Tainstick

Taintstick, featuring satellite radio personality Jason Ellis and Good Charlotte's Benji Madden on bass, just released 'Six Pounds of Sound,' their comedic metal album. In honor of the release, the band members selected their favorite metal songs and album of all time. One of the Taintstickers even managed to throw some props to Phil Collins, even though he is decidedly un-metal, and made a strong case and argument for Collins' metal-ness. Said member may want to reconsider a career in the legal arts after presenting this case for Collins.

Jason Ellis' pick: "I pick Metallica because they're better than anyone ever (of all time)! 'Master of Puppets' is my go-to if I had to. It has it all! The singing with the most power, anger and raw fury of any man ever! If evil could talk, it would be James singing. The lyrics are too sweet: talking to drugs, drugs talking back. Amazing! It's a f---in' evil roller coaster of glory, up, down, sad and angry. Crushed, come back to kick ass! Metallica is me, and I am Metallica. F--- you! Red dragons!"

Benji Madden's pick: "Danzig's ' Mother.' I picked this song because, in my opinion, it rules, and I have some memories with it. I'm not the biggest metalhead, but this song represents different aspects of metal well. Metal is cool. I'm cool, so I guess you could say me and metal are friends. We hang out after school."

Cowf---er's pick: "Phil Collins' 'One More Night.' The height the living legend's metal mastery, a typically sleazy lyrical overture in which Phil asks a chick he's breaking up with him to satisfy him one last time before he moves on to his next conquest. Look, here's all you need to know about 1985-era Phil Collins: He's bald on top, with scraggly long hair in the back. Who did that ... other than the Scorpions? Metal. He plays drums while he sings lead vocals. Who does that? Metal bands. That's who. By all accounts, he did a guitar-shaped, swimming pool-sized mountain of cocaine in his heyday. The only metal bands that didn't do that couldn't afford the coke or the pool. And the capper: Phil recently retired from playing drums, because his riddled metal-ass hands would no longer hold the sticks. Before he finally gave it up, for years, he regularly taped the sticks to his useless appendages, in order to keep rocking audiences the world over. I mean come on - the guy from Slayer can totally still play drums. Phil Collins is a metal messiah."

Tussin Wolf's pick: "Dragonforce's 'The Warrior Inside.' There's a reason every Dragonforce song sounds the same: that song is perfect. Through sheer speed and repetition, they have achieved ultimate metal. The reason is math; they have the most notes, so they win. If they listened to naysayers who wished they would 'sing in a lower register' or 'limit themselves to two guitar solos per song,' or 'use an even slightly different beat,' they would dilute the awesome sky-searing power of their music. So why 'The Warrior Inside?' It opens with a MIDI horn fanfare. Brutal!"

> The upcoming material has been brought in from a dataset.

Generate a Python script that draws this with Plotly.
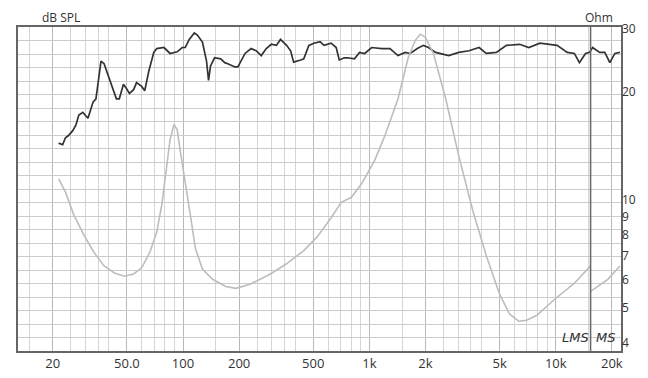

Shoebox's pick: "'Burning Inside' by Ministry. Not the album version but the version from the live record, 'In Case You Didn't Feel Like Showing Up.' It's relentless. Malevolent. Loud as f---. Petrifying. I love it so much I ripped it off when constructing the drums and feel for 'F--- Ur Face.' Al [Jourgenson] has pretty much sucked for the past 20 years ... but this is proof that he is a motherf---er at heart."